The Department of English with Prof. Lyn Ludowyk at the helm had a galaxy of stars—Dr. Hector Passe, Doric de Souza (always brilliant) and Robin Mayhead, fresh from Cambridge. They collectively produced the cream of the department—Gananath Obeyesekere, M. L. J. Wickramaratne, Ranjini Ellepola and P. M. D. Fernando.

Charlie Mahendran—one of us "Peradeniya" pioneers—distinguished himself as Sri Lanka’s High Commissioner to the United Nations Organization. K. M. de Silva continues his academic interest in "Ceylon History", as Professor.
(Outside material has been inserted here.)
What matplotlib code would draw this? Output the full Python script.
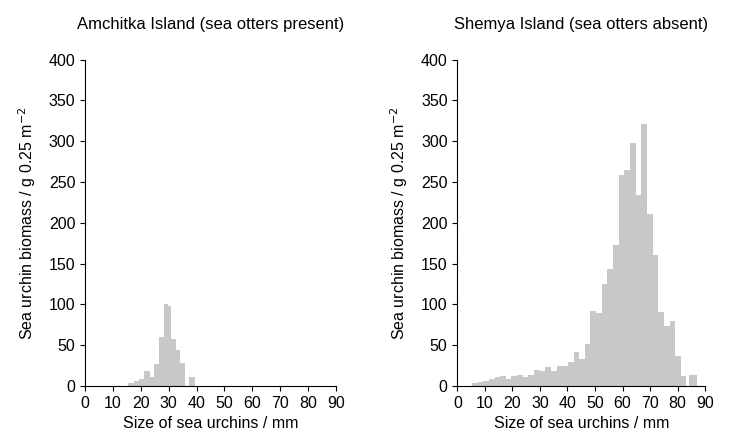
import numpy as np
import matplotlib
matplotlib.use("Agg")
from matplotlib import pyplot as plt

plt.rc("font", family="Liberation Sans", size=11)

# Amchitka: bin edges (mm) and biomass
amchitka_edges = [15.3, 17.7, 19.5, 21.3, 23.3, 24.8, 26.5, 28.4, 29.6, 30.8,
                  32.5, 34.0, 35.8]
amchitka_vals = [3, 6, 8, 18, 11, 27, 60, 100, 98, 58, 44, 28]
amchitka_extra = (37.2, 39.6, 11)

# Shemya: 2 mm bins starting at 5.3
shemya_start = 5.3
shemya_vals = [3, 4.5, 6, 8, 11, 12, 9, 12, 13.5, 11, 13.5, 19, 18, 23, 18, 24,
               24, 29.5, 42, 33, 51, 92, 89, 125, 143, 173, 259, 265, 298, 234,
               321, 211, 161, 91, 74, 80, 37, 11.5]
shemya_extra = (84.2, 87.0, 13.5)

color = "#c8c8c8"
ylabel = "Sea urchin biomass / g 0.25 m$^{-2}$"
xlabel = "Size of sea urchins / mm"

fig = plt.figure(figsize=(7.4, 4.42), dpi=100)
ax1 = fig.add_axes([0.115, 0.127, 0.339, 0.738])
ax2 = fig.add_axes([0.618, 0.127, 0.335, 0.738])

e = np.array(amchitka_edges)
ax1.bar(e[:-1], amchitka_vals, width=np.diff(e), align="edge", color=color)
ax1.bar(amchitka_extra[0], amchitka_extra[2],
        width=amchitka_extra[1] - amchitka_extra[0], align="edge", color=color)

left = shemya_start + 2.05 * np.arange(len(shemya_vals))
ax2.bar(left, shemya_vals, width=2.05, align="edge", color=color)
ax2.bar(shemya_extra[0], shemya_extra[2],
        width=shemya_extra[1] - shemya_extra[0], align="edge", color=color)

for ax, title in [(ax1, "Amchitka Island (sea otters present)"),
                  (ax2, "Shemya Island (sea otters absent)")]:
    ax.set_xlim(0, 90)
    ax.set_ylim(0, 400)
    ax.set_xticks(range(0, 91, 10))
    ax.set_yticks(range(0, 401, 50))
    ax.tick_params(labelsize=11.5)
    ax.spines["top"].set_visible(False)
    ax.spines["right"].set_visible(False)
    ax.set_xlabel(xlabel, fontsize=11.5)
    ax.set_ylabel(ylabel, fontsize=11.5, labelpad=8)
    ax.set_title(title, fontsize=12, pad=22)

fig.savefig("out.png")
Desmond Fernando has excelled in the realm of Law; Evan Melder and K. Arichandran, at the World Bank; Lakdasa Hulugalle at the FAO; Ivan Ondaatje as a management consultant par excellence; Indrani Abeyesekera and Haig Karunaratne as great teachers; Merlin Peris as Professor of Western Classics; Inthiran Chelvathurai at the Commonwealth Secretariat in Britain; and Christie Gunawardane as Tax Consultant to the Government of Kenya in East Africa. Stanley Kirinde has emerged as a great artist.

Our long vacations—from the end of March to end of June, each academic year— were interludes of joy!

Camping by the "red bridge" at Horton Plains; hikes to Belihuloya, Ohiya, Pattipola, Dayagama West, and the West Haputale tea plantations; and living under canvas in Kalkudah, Pasekudah and Arugam Bay; the Kumana Bird Sanctuary; attempts at scaling Bible Rock and Kirigalpotha; Pidurutalagala, our highest mountain (7271 feet above sea level) and rambling across the Uva mountain range from Bandarawela to Bibile, Passara (with shelter for the night plus dinner at Sheila Rao’s delightful home on Ury Estate), Namunukula, Kokagala and Madulsima; exploring sections of the Mahaweli and the Knuckles mountains.

In retrospect, university life comprised days of achievement and delight. We had unobtrusively acquired sound core values which have stood us in good stead in the mundane humdrum world of formal employment to which we are all relegated, in the mould of convention. The annual "Going Down Dinner" initiated by Sir Ivor signified this dramatic change that would occur in our lives!

Some of our number have done exceeding well; others caught up in the maelstrom of the arrogance of power and unwholesome influence have not had the good fortune, nor opportunity, to break through such stifling constraints!

All in all, however, "Peradeniya" has done well and the country has been enriched with the great diversity of the talent of her Fellows.

The writer retired from the position of Manager, Human Resources, at the World Headquarters of the International Irrigation Management Institute (IIM), where he also acted for the Director, Finance & Administration.